### Work to complete:
Transcribe the entries below exactly; leave every image out.

### Records to use:
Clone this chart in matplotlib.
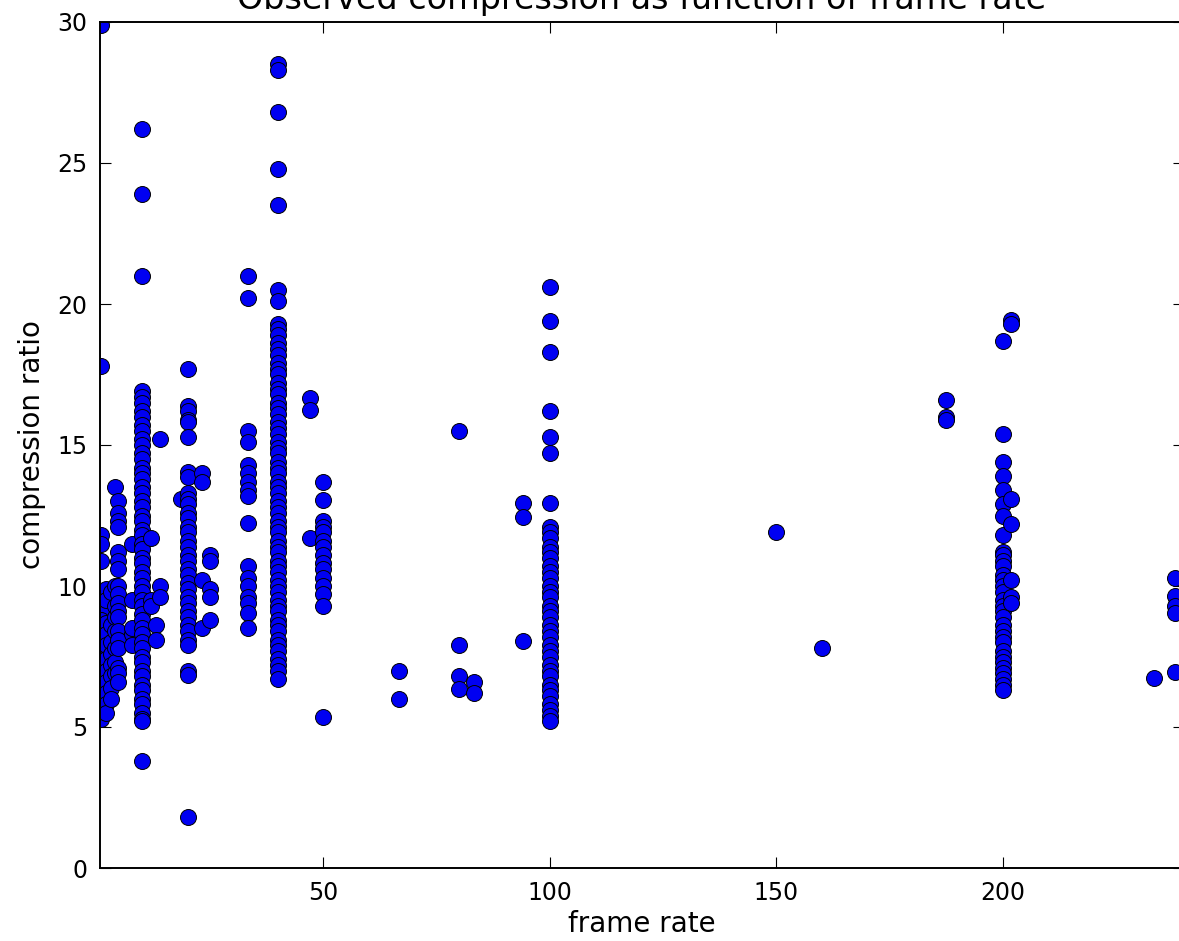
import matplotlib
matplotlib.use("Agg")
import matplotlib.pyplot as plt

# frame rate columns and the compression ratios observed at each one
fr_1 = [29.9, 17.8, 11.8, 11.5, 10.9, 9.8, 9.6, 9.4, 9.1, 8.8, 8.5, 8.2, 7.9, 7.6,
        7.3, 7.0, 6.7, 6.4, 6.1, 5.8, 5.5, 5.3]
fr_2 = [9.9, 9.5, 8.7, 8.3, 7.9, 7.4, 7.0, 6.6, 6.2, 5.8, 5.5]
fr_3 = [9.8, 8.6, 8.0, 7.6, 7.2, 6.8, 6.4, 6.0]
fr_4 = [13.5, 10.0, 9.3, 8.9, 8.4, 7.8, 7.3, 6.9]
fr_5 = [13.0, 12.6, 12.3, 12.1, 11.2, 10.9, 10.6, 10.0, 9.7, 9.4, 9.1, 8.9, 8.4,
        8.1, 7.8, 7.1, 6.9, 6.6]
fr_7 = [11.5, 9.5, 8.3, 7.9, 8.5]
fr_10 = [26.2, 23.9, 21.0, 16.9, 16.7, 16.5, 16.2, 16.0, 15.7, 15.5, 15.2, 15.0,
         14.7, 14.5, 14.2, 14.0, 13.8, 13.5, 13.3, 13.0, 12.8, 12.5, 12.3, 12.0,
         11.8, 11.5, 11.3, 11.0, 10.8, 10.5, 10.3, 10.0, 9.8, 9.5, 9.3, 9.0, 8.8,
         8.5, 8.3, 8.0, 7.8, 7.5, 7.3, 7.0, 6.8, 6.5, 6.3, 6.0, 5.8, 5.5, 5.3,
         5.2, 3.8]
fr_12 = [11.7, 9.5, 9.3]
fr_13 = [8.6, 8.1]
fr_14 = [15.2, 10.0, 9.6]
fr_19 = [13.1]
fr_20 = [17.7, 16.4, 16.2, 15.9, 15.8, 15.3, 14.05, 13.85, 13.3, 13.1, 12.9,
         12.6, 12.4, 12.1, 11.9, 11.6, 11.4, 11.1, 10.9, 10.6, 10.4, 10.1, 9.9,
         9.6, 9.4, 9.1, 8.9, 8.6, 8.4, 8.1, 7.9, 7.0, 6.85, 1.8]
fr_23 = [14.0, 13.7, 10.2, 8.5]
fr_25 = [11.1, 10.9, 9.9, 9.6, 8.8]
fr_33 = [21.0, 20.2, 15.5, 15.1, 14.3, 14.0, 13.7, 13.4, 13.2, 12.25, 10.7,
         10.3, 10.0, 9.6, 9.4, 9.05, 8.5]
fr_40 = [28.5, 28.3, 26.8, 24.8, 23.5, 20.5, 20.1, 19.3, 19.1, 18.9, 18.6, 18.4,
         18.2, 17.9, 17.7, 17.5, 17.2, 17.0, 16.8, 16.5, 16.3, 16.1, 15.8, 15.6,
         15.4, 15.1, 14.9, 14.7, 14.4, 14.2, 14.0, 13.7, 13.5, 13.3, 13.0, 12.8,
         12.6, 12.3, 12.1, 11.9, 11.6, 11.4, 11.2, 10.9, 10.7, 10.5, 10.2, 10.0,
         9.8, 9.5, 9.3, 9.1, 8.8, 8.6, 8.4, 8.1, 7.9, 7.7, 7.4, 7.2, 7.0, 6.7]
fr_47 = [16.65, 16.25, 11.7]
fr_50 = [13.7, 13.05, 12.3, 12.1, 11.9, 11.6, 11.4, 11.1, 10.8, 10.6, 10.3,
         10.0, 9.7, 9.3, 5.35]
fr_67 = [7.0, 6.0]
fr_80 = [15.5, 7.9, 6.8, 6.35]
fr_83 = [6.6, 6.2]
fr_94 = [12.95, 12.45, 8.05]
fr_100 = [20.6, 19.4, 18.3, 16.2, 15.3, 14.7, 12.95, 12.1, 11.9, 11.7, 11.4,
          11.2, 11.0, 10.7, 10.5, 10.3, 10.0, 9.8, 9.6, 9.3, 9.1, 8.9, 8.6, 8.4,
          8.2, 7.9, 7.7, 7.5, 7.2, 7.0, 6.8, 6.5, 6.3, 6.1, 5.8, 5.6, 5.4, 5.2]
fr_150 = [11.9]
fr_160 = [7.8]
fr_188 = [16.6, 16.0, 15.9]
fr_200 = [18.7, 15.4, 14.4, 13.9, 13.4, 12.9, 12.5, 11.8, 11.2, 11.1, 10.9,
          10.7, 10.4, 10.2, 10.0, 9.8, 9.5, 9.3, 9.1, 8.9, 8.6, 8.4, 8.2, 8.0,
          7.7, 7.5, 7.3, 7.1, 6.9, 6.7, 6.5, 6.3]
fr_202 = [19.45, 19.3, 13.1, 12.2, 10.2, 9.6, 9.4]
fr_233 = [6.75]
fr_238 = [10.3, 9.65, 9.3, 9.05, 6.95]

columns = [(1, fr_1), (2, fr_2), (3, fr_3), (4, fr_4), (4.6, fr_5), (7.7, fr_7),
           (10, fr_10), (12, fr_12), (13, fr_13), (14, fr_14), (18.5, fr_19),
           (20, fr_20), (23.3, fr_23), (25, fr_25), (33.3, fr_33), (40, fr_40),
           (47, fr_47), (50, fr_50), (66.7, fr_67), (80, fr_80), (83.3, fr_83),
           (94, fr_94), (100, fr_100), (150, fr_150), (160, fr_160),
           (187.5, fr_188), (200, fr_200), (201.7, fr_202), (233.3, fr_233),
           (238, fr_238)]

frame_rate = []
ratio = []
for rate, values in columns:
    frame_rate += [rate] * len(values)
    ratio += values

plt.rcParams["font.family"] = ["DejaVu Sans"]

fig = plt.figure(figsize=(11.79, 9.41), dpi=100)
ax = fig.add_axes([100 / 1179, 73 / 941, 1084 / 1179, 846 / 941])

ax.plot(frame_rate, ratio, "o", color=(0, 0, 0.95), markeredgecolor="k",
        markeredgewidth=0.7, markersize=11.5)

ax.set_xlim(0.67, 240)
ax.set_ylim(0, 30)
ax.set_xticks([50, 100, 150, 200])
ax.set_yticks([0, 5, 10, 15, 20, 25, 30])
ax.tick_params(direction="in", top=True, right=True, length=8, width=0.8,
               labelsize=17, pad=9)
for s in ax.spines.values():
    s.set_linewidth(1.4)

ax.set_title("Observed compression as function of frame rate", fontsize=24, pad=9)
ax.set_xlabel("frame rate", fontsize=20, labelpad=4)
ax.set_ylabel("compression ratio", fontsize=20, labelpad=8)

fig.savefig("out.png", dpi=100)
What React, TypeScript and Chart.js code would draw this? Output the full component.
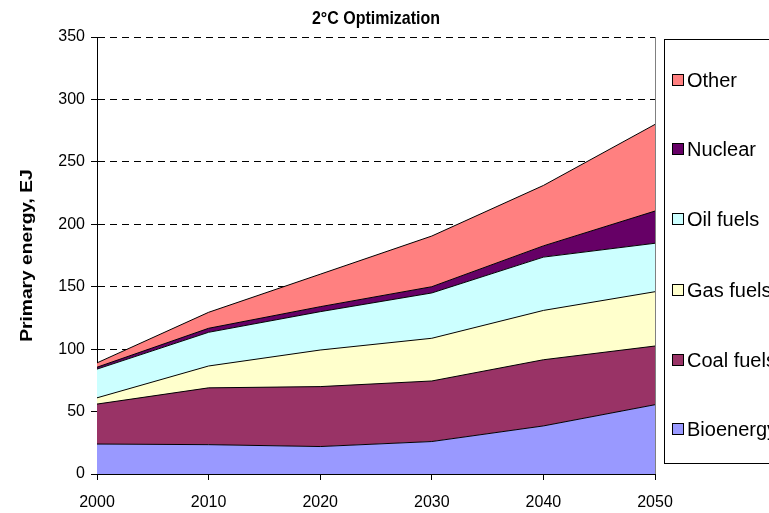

### Written reply:
Clone this chart in matplotlib.
import matplotlib
matplotlib.use("Agg")
import matplotlib.pyplot as plt

# frame rate columns and the compression ratios observed at each one
fr_1 = [29.9, 17.8, 11.8, 11.5, 10.9, 9.8, 9.6, 9.4, 9.1, 8.8, 8.5, 8.2, 7.9, 7.6,
        7.3, 7.0, 6.7, 6.4, 6.1, 5.8, 5.5, 5.3]
fr_2 = [9.9, 9.5, 8.7, 8.3, 7.9, 7.4, 7.0, 6.6, 6.2, 5.8, 5.5]
fr_3 = [9.8, 8.6, 8.0, 7.6, 7.2, 6.8, 6.4, 6.0]
fr_4 = [13.5, 10.0, 9.3, 8.9, 8.4, 7.8, 7.3, 6.9]
fr_5 = [13.0, 12.6, 12.3, 12.1, 11.2, 10.9, 10.6, 10.0, 9.7, 9.4, 9.1, 8.9, 8.4,
        8.1, 7.8, 7.1, 6.9, 6.6]
fr_7 = [11.5, 9.5, 8.3, 7.9, 8.5]
fr_10 = [26.2, 23.9, 21.0, 16.9, 16.7, 16.5, 16.2, 16.0, 15.7, 15.5, 15.2, 15.0,
         14.7, 14.5, 14.2, 14.0, 13.8, 13.5, 13.3, 13.0, 12.8, 12.5, 12.3, 12.0,
         11.8, 11.5, 11.3, 11.0, 10.8, 10.5, 10.3, 10.0, 9.8, 9.5, 9.3, 9.0, 8.8,
         8.5, 8.3, 8.0, 7.8, 7.5, 7.3, 7.0, 6.8, 6.5, 6.3, 6.0, 5.8, 5.5, 5.3,
         5.2, 3.8]
fr_12 = [11.7, 9.5, 9.3]
fr_13 = [8.6, 8.1]
fr_14 = [15.2, 10.0, 9.6]
fr_19 = [13.1]
fr_20 = [17.7, 16.4, 16.2, 15.9, 15.8, 15.3, 14.05, 13.85, 13.3, 13.1, 12.9,
         12.6, 12.4, 12.1, 11.9, 11.6, 11.4, 11.1, 10.9, 10.6, 10.4, 10.1, 9.9,
         9.6, 9.4, 9.1, 8.9, 8.6, 8.4, 8.1, 7.9, 7.0, 6.85, 1.8]
fr_23 = [14.0, 13.7, 10.2, 8.5]
fr_25 = [11.1, 10.9, 9.9, 9.6, 8.8]
fr_33 = [21.0, 20.2, 15.5, 15.1, 14.3, 14.0, 13.7, 13.4, 13.2, 12.25, 10.7,
         10.3, 10.0, 9.6, 9.4, 9.05, 8.5]
fr_40 = [28.5, 28.3, 26.8, 24.8, 23.5, 20.5, 20.1, 19.3, 19.1, 18.9, 18.6, 18.4,
         18.2, 17.9, 17.7, 17.5, 17.2, 17.0, 16.8, 16.5, 16.3, 16.1, 15.8, 15.6,
         15.4, 15.1, 14.9, 14.7, 14.4, 14.2, 14.0, 13.7, 13.5, 13.3, 13.0, 12.8,
         12.6, 12.3, 12.1, 11.9, 11.6, 11.4, 11.2, 10.9, 10.7, 10.5, 10.2, 10.0,
         9.8, 9.5, 9.3, 9.1, 8.8, 8.6, 8.4, 8.1, 7.9, 7.7, 7.4, 7.2, 7.0, 6.7]
fr_47 = [16.65, 16.25, 11.7]
fr_50 = [13.7, 13.05, 12.3, 12.1, 11.9, 11.6, 11.4, 11.1, 10.8, 10.6, 10.3,
         10.0, 9.7, 9.3, 5.35]
fr_67 = [7.0, 6.0]
fr_80 = [15.5, 7.9, 6.8, 6.35]
fr_83 = [6.6, 6.2]
fr_94 = [12.95, 12.45, 8.05]
fr_100 = [20.6, 19.4, 18.3, 16.2, 15.3, 14.7, 12.95, 12.1, 11.9, 11.7, 11.4,
          11.2, 11.0, 10.7, 10.5, 10.3, 10.0, 9.8, 9.6, 9.3, 9.1, 8.9, 8.6, 8.4,
          8.2, 7.9, 7.7, 7.5, 7.2, 7.0, 6.8, 6.5, 6.3, 6.1, 5.8, 5.6, 5.4, 5.2]
fr_150 = [11.9]
fr_160 = [7.8]
fr_188 = [16.6, 16.0, 15.9]
fr_200 = [18.7, 15.4, 14.4, 13.9, 13.4, 12.9, 12.5, 11.8, 11.2, 11.1, 10.9,
          10.7, 10.4, 10.2, 10.0, 9.8, 9.5, 9.3, 9.1, 8.9, 8.6, 8.4, 8.2, 8.0,
          7.7, 7.5, 7.3, 7.1, 6.9, 6.7, 6.5, 6.3]
fr_202 = [19.45, 19.3, 13.1, 12.2, 10.2, 9.6, 9.4]
fr_233 = [6.75]
fr_238 = [10.3, 9.65, 9.3, 9.05, 6.95]

columns = [(1, fr_1), (2, fr_2), (3, fr_3), (4, fr_4), (4.6, fr_5), (7.7, fr_7),
           (10, fr_10), (12, fr_12), (13, fr_13), (14, fr_14), (18.5, fr_19),
           (20, fr_20), (23.3, fr_23), (25, fr_25), (33.3, fr_33), (40, fr_40),
           (47, fr_47), (50, fr_50), (66.7, fr_67), (80, fr_80), (83.3, fr_83),
           (94, fr_94), (100, fr_100), (150, fr_150), (160, fr_160),
           (187.5, fr_188), (200, fr_200), (201.7, fr_202), (233.3, fr_233),
           (238, fr_238)]

frame_rate = []
ratio = []
for rate, values in columns:
    frame_rate += [rate] * len(values)
    ratio += values

plt.rcParams["font.family"] = ["DejaVu Sans"]

fig = plt.figure(figsize=(11.79, 9.41), dpi=100)
ax = fig.add_axes([100 / 1179, 73 / 941, 1084 / 1179, 846 / 941])

ax.plot(frame_rate, ratio, "o", color=(0, 0, 0.95), markeredgecolor="k",
        markeredgewidth=0.7, markersize=11.5)

ax.set_xlim(0.67, 240)
ax.set_ylim(0, 30)
ax.set_xticks([50, 100, 150, 200])
ax.set_yticks([0, 5, 10, 15, 20, 25, 30])
ax.tick_params(direction="in", top=True, right=True, length=8, width=0.8,
               labelsize=17, pad=9)
for s in ax.spines.values():
    s.set_linewidth(1.4)

ax.set_title("Observed compression as function of frame rate", fontsize=24, pad=9)
ax.set_xlabel("frame rate", fontsize=20, labelpad=4)
ax.set_ylabel("compression ratio", fontsize=20, labelpad=8)

fig.savefig("out.png", dpi=100)
What React, TypeScript and Chart.js code would draw this? Output the full component.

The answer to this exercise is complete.